**Items from a data source:**
-- Begin --

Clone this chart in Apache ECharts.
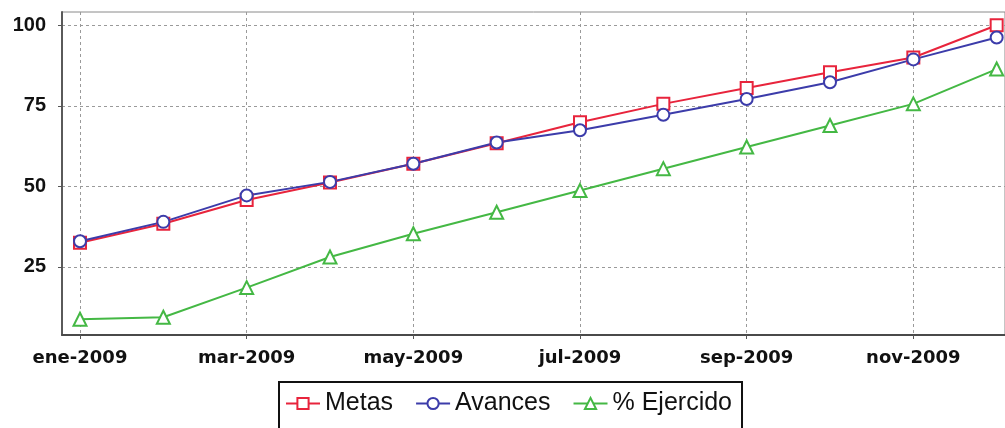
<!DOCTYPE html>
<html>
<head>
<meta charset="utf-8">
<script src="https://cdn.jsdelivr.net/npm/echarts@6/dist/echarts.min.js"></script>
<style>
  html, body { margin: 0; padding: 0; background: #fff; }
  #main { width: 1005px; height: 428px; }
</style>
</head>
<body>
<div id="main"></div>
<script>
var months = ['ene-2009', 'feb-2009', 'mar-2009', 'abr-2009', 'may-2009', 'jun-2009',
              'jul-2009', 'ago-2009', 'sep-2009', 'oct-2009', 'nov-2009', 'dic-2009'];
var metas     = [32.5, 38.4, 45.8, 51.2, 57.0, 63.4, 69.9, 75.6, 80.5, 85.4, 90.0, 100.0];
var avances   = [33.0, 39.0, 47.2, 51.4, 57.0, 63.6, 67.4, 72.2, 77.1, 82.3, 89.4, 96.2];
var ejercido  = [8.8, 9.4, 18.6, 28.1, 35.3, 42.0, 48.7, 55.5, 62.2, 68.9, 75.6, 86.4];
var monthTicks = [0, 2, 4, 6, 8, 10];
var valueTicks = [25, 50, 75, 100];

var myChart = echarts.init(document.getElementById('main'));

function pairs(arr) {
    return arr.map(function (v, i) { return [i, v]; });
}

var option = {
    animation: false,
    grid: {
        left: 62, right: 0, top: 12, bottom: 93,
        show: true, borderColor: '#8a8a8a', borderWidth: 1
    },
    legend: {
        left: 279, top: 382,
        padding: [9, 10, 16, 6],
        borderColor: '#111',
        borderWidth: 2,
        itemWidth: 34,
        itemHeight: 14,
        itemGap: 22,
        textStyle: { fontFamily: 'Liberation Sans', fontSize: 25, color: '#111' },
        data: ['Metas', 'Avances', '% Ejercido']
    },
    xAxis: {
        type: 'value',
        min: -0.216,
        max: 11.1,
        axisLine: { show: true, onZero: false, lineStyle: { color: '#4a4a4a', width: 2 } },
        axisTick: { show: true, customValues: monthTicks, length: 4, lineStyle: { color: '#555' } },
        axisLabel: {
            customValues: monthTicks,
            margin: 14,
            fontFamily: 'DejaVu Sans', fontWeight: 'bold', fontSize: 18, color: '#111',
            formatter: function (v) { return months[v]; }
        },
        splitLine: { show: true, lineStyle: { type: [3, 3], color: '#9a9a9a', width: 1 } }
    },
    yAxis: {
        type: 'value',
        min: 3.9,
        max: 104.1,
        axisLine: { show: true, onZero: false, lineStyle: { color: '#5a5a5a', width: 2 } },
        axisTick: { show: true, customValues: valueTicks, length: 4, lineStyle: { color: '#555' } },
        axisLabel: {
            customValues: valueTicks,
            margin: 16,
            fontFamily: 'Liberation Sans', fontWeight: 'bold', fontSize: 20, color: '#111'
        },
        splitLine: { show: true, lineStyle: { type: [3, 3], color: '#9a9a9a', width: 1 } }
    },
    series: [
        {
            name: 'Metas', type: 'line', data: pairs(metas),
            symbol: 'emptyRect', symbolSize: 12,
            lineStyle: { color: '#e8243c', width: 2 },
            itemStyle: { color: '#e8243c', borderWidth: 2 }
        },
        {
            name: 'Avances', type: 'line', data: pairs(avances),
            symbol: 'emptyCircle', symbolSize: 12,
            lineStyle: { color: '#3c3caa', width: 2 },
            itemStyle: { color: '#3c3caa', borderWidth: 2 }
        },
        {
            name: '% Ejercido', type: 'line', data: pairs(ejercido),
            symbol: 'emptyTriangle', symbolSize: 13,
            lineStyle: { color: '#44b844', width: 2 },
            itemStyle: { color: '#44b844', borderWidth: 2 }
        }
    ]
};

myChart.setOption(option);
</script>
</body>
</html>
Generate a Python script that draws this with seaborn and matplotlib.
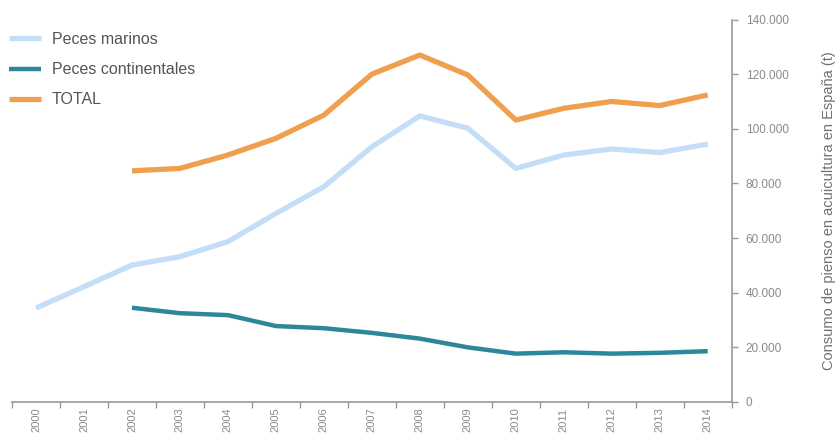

-- End --

**Work to be completed:** Write out all the records again, exactly, minus any pictures.

**Reply to the task:**
Clone this chart in Apache ECharts.
<!DOCTYPE html>
<html>
<head>
<meta charset="utf-8">
<script src="https://cdn.jsdelivr.net/npm/echarts@6/dist/echarts.min.js"></script>
<style>
  html, body { margin: 0; padding: 0; background: #fff; }
  #main { width: 1005px; height: 428px; }
</style>
</head>
<body>
<div id="main"></div>
<script>
var months = ['ene-2009', 'feb-2009', 'mar-2009', 'abr-2009', 'may-2009', 'jun-2009',
              'jul-2009', 'ago-2009', 'sep-2009', 'oct-2009', 'nov-2009', 'dic-2009'];
var metas     = [32.5, 38.4, 45.8, 51.2, 57.0, 63.4, 69.9, 75.6, 80.5, 85.4, 90.0, 100.0];
var avances   = [33.0, 39.0, 47.2, 51.4, 57.0, 63.6, 67.4, 72.2, 77.1, 82.3, 89.4, 96.2];
var ejercido  = [8.8, 9.4, 18.6, 28.1, 35.3, 42.0, 48.7, 55.5, 62.2, 68.9, 75.6, 86.4];
var monthTicks = [0, 2, 4, 6, 8, 10];
var valueTicks = [25, 50, 75, 100];

var myChart = echarts.init(document.getElementById('main'));

function pairs(arr) {
    return arr.map(function (v, i) { return [i, v]; });
}

var option = {
    animation: false,
    grid: {
        left: 62, right: 0, top: 12, bottom: 93,
        show: true, borderColor: '#8a8a8a', borderWidth: 1
    },
    legend: {
        left: 279, top: 382,
        padding: [9, 10, 16, 6],
        borderColor: '#111',
        borderWidth: 2,
        itemWidth: 34,
        itemHeight: 14,
        itemGap: 22,
        textStyle: { fontFamily: 'Liberation Sans', fontSize: 25, color: '#111' },
        data: ['Metas', 'Avances', '% Ejercido']
    },
    xAxis: {
        type: 'value',
        min: -0.216,
        max: 11.1,
        axisLine: { show: true, onZero: false, lineStyle: { color: '#4a4a4a', width: 2 } },
        axisTick: { show: true, customValues: monthTicks, length: 4, lineStyle: { color: '#555' } },
        axisLabel: {
            customValues: monthTicks,
            margin: 14,
            fontFamily: 'DejaVu Sans', fontWeight: 'bold', fontSize: 18, color: '#111',
            formatter: function (v) { return months[v]; }
        },
        splitLine: { show: true, lineStyle: { type: [3, 3], color: '#9a9a9a', width: 1 } }
    },
    yAxis: {
        type: 'value',
        min: 3.9,
        max: 104.1,
        axisLine: { show: true, onZero: false, lineStyle: { color: '#5a5a5a', width: 2 } },
        axisTick: { show: true, customValues: valueTicks, length: 4, lineStyle: { color: '#555' } },
        axisLabel: {
            customValues: valueTicks,
            margin: 16,
            fontFamily: 'Liberation Sans', fontWeight: 'bold', fontSize: 20, color: '#111'
        },
        splitLine: { show: true, lineStyle: { type: [3, 3], color: '#9a9a9a', width: 1 } }
    },
    series: [
        {
            name: 'Metas', type: 'line', data: pairs(metas),
            symbol: 'emptyRect', symbolSize: 12,
            lineStyle: { color: '#e8243c', width: 2 },
            itemStyle: { color: '#e8243c', borderWidth: 2 }
        },
        {
            name: 'Avances', type: 'line', data: pairs(avances),
            symbol: 'emptyCircle', symbolSize: 12,
            lineStyle: { color: '#3c3caa', width: 2 },
            itemStyle: { color: '#3c3caa', borderWidth: 2 }
        },
        {
            name: '% Ejercido', type: 'line', data: pairs(ejercido),
            symbol: 'emptyTriangle', symbolSize: 13,
            lineStyle: { color: '#44b844', width: 2 },
            itemStyle: { color: '#44b844', borderWidth: 2 }
        }
    ]
};

myChart.setOption(option);
</script>
</body>
</html>
Generate a Python script that draws this with seaborn and matplotlib.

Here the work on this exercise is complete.